Toiling for a goal, a prize, or an idea that is better than what you presently possess is a good thing. Such toil makes us stronger, smarter, wiser, and better overall. Even if we fail to reach the summit of what we were climbing toward, we will still walk away better off for having strained toward it. But this doesn’t hold true if what we are struggling, toiling, sweating, working and laboring for is not better. In fact, it can make us worse off — mostly by just making us tired, or dead to the good things in life that really matter. When we strive for something that isn’t better, it is like a fool searching for a pile of gold at the end of a rainbow. He’ll never find the end of the rainbow because there is no end, and there certainly is no gold. King Solomon argues that It is better to have a handful of quietness than to wrestle with the wind (Ecclesiastes 4:6). Doing so is meaningless toil that does not produce peace or fulfillment. Paul touches on the same thing when he says that godliness with contentment is great gain (1 Timothy 6:6). It is such a great gain because godliness, which is having a character like that of God, helps us to rightly prioritize our lives, and to strive for those things that matter.
How we prioritize has clear and definable consequences. If we prioritize twinkies, then we will become unhealthy. If we prioritize exercise, then we will become strong. If we prioritize knowledge, then we will become educated. If we prioritize wisdom, then we will apply the knowledge we educated ourselves with for the betterment of our lives, or for the solution of a problem. If we rightly prioritize God, then we will rightly prioritize everything else. Plus, we will have contentment.
Unfortunately, we tend to prioritize twinkies. That is we take something that tastes good, or looks good, or feels good, and we give it higher place than it ought to have. We then strive and work for the thing that has value to our flesh. In doing so, we value that thing too highly, and we discard other things that rightly belong in its place. We toil for a good thing, and lose the better things.

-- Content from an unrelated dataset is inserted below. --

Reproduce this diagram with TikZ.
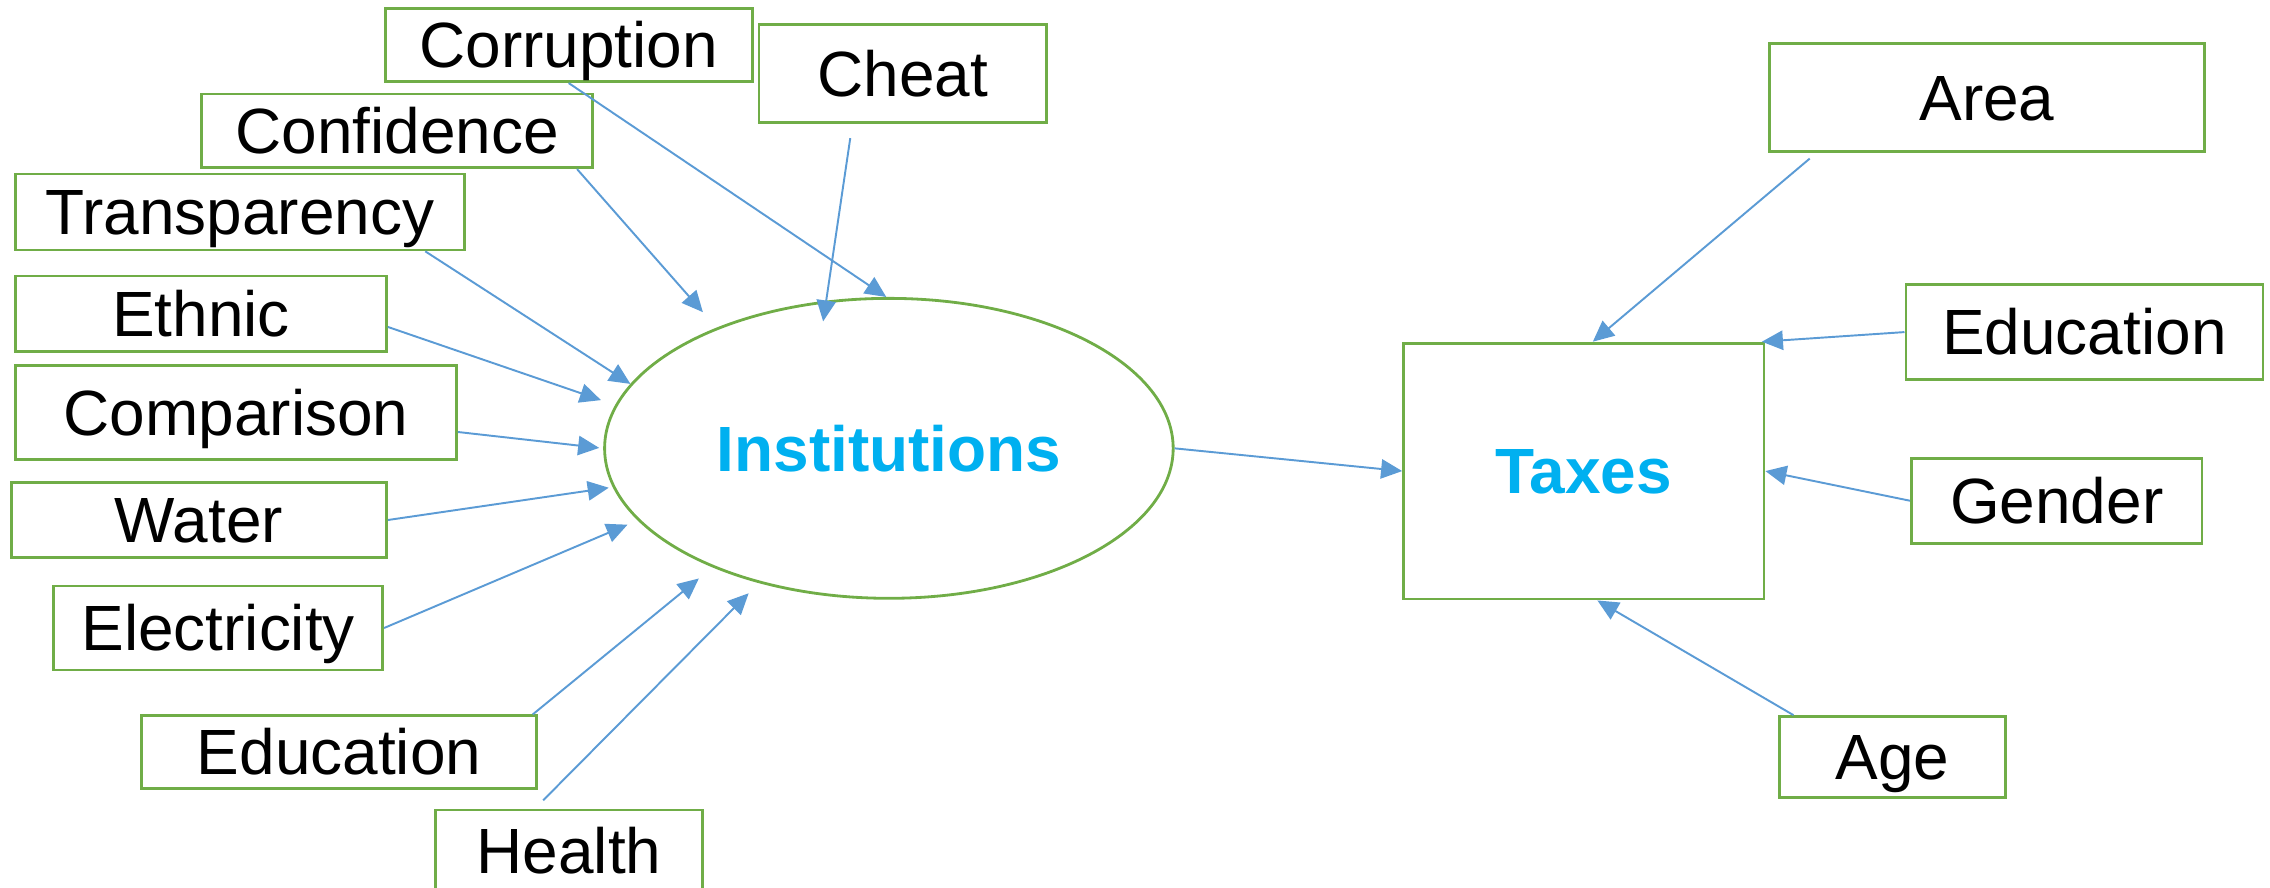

This creates a slippery slope. Once we take our first steps on to that slope where we value what feels good over what is fundamentally good, we begin to make idols and gods as we prioritize our pleasures, our fears, or expediency. We violate God’s command to have no other gods before him (Exodus 20:3). In part, God gives us such a command out of his love for us. We were designed to have him as our highest value, so when we prioritize things that are less than God, we miss out on not only what is better, but what is best. Thankfully, Jesus teaches us that if we put the Kingdom of God first, then God will add all other good things to us (Matthew 6:33). If you have read this far, take 15 minutes to review the major priorities of your life. Are you chasing after the wind, wrestling with it over things that are not best — or even not better? Is God recognizable as the chief priority? Is he recognizable as one of the top ten? How so?